It plays a central role — but not just in the way strategists suggest. They often focus on the implication of words.
For example: Frank Luntz, who writes a lot about how choosing the right words matters in persuasion, points to the difference between Colin Powell‘s term for what he recommends nations use in going to war—”decisive force”— and the way reporters describe Powell’s view: “overwhelming force.” There’s definitely a difference and those choices matter.
But what about choosing words people are more likely to understand?
Americans average a 7th grade reading level. When I write for politicians I choose “use” not “utilize,” “now” not “currently,” and dozens of other choices that let more people understand. Do you want to persuade people? Make sure they understand you.
How does word choice differ when you’re writing for a political leader, a business leader, or other speakers?
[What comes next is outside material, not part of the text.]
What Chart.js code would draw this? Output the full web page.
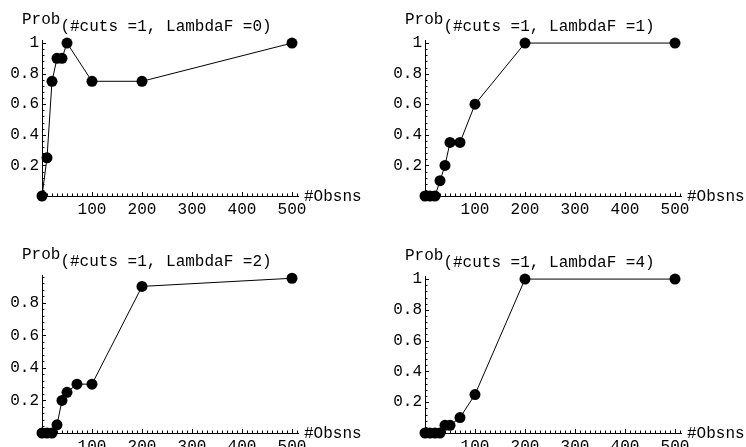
<!DOCTYPE html>
<html>
<head>
<meta charset="utf-8">
<script src="https://cdn.jsdelivr.net/npm/chart.js@4"></script>
<style>
    html, body { margin: 0; padding: 0; background: #fff; }
    #wrap { position: relative; width: 746px; height: 447px; overflow: hidden; }
    .panel { position: absolute; }
</style>
</head>
<body>
<div id="wrap">
    <div class="panel" style="left:0;top:0"><canvas id="c0" width="373" height="223"></canvas></div>
    <div class="panel" style="left:373px;top:0"><canvas id="c1" width="373" height="223"></canvas></div>
    <div class="panel" style="left:0;top:223px"><canvas id="c2" width="373" height="224"></canvas></div>
    <div class="panel" style="left:373px;top:223px"><canvas id="c3" width="373" height="224"></canvas></div>
</div>
<script>
// #Obsns values (x) for each panel
const obsLambda0 = [0, 10, 20, 30, 40, 50, 100, 200, 500];
const obsLambda1 = [0, 10, 20, 30, 40, 50, 70, 100, 200, 500];
const obsLambda2 = [0, 10, 20, 30, 40, 50, 70, 100, 200, 500];
const obsLambda4 = [0, 10, 20, 30, 40, 50, 70, 100, 200, 500];

// Prob values (y)
const probLambda0 = [0, 0.25, 0.75, 0.9, 0.9, 1, 0.75, 0.75, 1];
const probLambda1 = [0, 0, 0, 0.1, 0.2, 0.35, 0.35, 0.6, 1, 1];
const probLambda2 = [0, 0, 0, 0.05, 0.2, 0.25, 0.3, 0.3, 0.9, 0.95];
const probLambda4 = [0, 0, 0, 0, 0.05, 0.05, 0.1, 0.25, 1, 1];

const cuts = 1;
const lambdas = [0, 1, 2, 4];

// tick labels
const xTicks = [100, 200, 300, 400, 500];
const yTicks = [0.2, 0.4, 0.6, 0.8, 1];

const FONT = '"Liberation Mono", "Courier New", monospace';
const FONT_SIZE = 16;
const Y_AXIS_W = 40;   // room kept for the y tick labels
const X_AXIS_H = 24;   // room kept for the x tick labels

// tick marks + text labels round the axes
const decor = {
    id: "decor",
    beforeDatasetsDraw(chart) {
        const { ctx, chartArea: a, scales: { x, y } } = chart;
        ctx.save();
        ctx.strokeStyle = "#000";
        ctx.lineWidth = 1;
        ctx.beginPath();
        for (let v = 10; v <= x.max; v += 10) {
            const px = Math.round(x.getPixelForValue(v)) + 0.5;
            const len = v % 100 === 0 ? 4 : 2.5;
            ctx.moveTo(px, a.bottom);
            ctx.lineTo(px, a.bottom - len);
        }
        for (let k = 1; k * 0.04 <= y.max + 1e-9; k++) {
            const py = Math.round(y.getPixelForValue(k * 0.04)) + 0.5;
            const len = k % 5 === 0 ? 4 : 2.5;
            ctx.moveTo(a.left, py);
            ctx.lineTo(a.left + len, py);
        }
        ctx.stroke();
        ctx.restore();
    },
    afterDraw(chart, args, opts) {
        const { ctx, chartArea: a } = chart;
        ctx.save();
        ctx.font = FONT_SIZE + "px " + FONT;
        ctx.fillStyle = "#000";
        ctx.textAlign = "left";
        ctx.textBaseline = "alphabetic";
        const px = a.left - 20;
        ctx.fillText("Prob", px, a.top - 16);
        ctx.fillText(opts.label, px + ctx.measureText("Prob").width, a.top - 9);
        ctx.fillText("#Obsns", a.right + 6, a.bottom + 5);
        ctx.restore();
    }
};

function makeChart(id, xs, ys, lambda, box) {
    const canvas = document.getElementById(id);
    const w = canvas.width, h = canvas.height;
    const points = xs.map((v, i) => ({ x: v, y: ys[i] }));

    new Chart(canvas.getContext("2d"), {
        type: "line",
        data: {
            datasets: [{
                data: points,
                borderColor: "#000",
                borderWidth: 1,
                backgroundColor: "#000",
                pointRadius: 5.5,
                pointBorderWidth: 0,
                pointBackgroundColor: "#000",
                tension: 0,
                clip: false
            }]
        },
        options: {
            responsive: false,
            animation: false,
            devicePixelRatio: 1,
            layout: {
                padding: {
                    left: box.left - Y_AXIS_W,
                    right: w - box.right,
                    top: box.top,
                    bottom: h - box.bottom - X_AXIS_H
                }
            },
            plugins: {
                legend: { display: false },
                tooltip: { enabled: false },
                decor: { label: `(#cuts =${cuts}, LambdaF =${lambda})` }
            },
            scales: {
                x: {
                    type: "linear",
                    min: 0,
                    max: 512,
                    grid: { display: false, drawTicks: false },
                    border: { display: true, color: "#000", width: 1 },
                    afterBuildTicks: s => { s.ticks = xTicks.map(v => ({ value: v })); },
                    afterFit: s => { s.height = X_AXIS_H; },
                    ticks: {
                        autoSkip: false,
                        maxRotation: 0,
                        padding: 4,
                        color: "#000",
                        font: { family: FONT, size: FONT_SIZE },
                        callback: v => String(v)
                    }
                },
                y: {
                    type: "linear",
                    min: 0,
                    max: box.yMax,
                    grid: { display: false, drawTicks: false },
                    border: { display: true, color: "#000", width: 1 },
                    afterBuildTicks: s => { s.ticks = yTicks.filter(v => v <= box.yMax).map(v => ({ value: v })); },
                    afterFit: s => { s.width = Y_AXIS_W; },
                    ticks: {
                        autoSkip: false,
                        padding: 3,
                        color: "#000",
                        font: { family: FONT, size: FONT_SIZE },
                        callback: v => String(v)
                    }
                }
            }
        },
        plugins: [decor]
    });
}

makeChart("c0", obsLambda0, probLambda0, lambdas[0], { left: 42, right: 298, top: 40, bottom: 196, yMax: 1.02 });
makeChart("c1", obsLambda1, probLambda1, lambdas[1], { left: 52, right: 308, top: 40, bottom: 196, yMax: 1.02 });
makeChart("c2", obsLambda2, probLambda2, lambdas[2], { left: 42, right: 298, top: 52, bottom: 210, yMax: 0.97 });
makeChart("c3", obsLambda4, probLambda4, lambdas[3], { left: 52, right: 308, top: 53, bottom: 210, yMax: 1.02 });
</script>
</body>
</html>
If the topic is the same — and if the audience is the same — my approach to language doesn’t vary much. I always want to use language people understand, concrete detail, clarity, and some devices people use to make speeches memorable — antithesis, or alliteration, for example.
But there is one big difference between corporate and political speech. In politics it’s common to attack the other side (“Democrats have done nothing!”). Corporate CEOs don’t do that. The Merck CEO won’t say, “Novartis has done nothing.”
In fact, even when they complain about government regulation, which they do often, corporate speakers want to sound more temperate. So those attack words and litanies of complaint pretty much vanish when I do corporate.
Are there any words that have positive or negative connotations that the average person might not think of?
Plenty. One reason? Our biases. Here’s one example. Someone who opposes abortion might think “pro-life” has no negative connotation. Because they believe an embryo is human, “pro-life” seems positive. To someone believing in Roe v. Wade the term might be infuriatingly negative — implying that those who support the right to abortion don’t care about life. The same thing is true — in reverse — about “pro-choice.”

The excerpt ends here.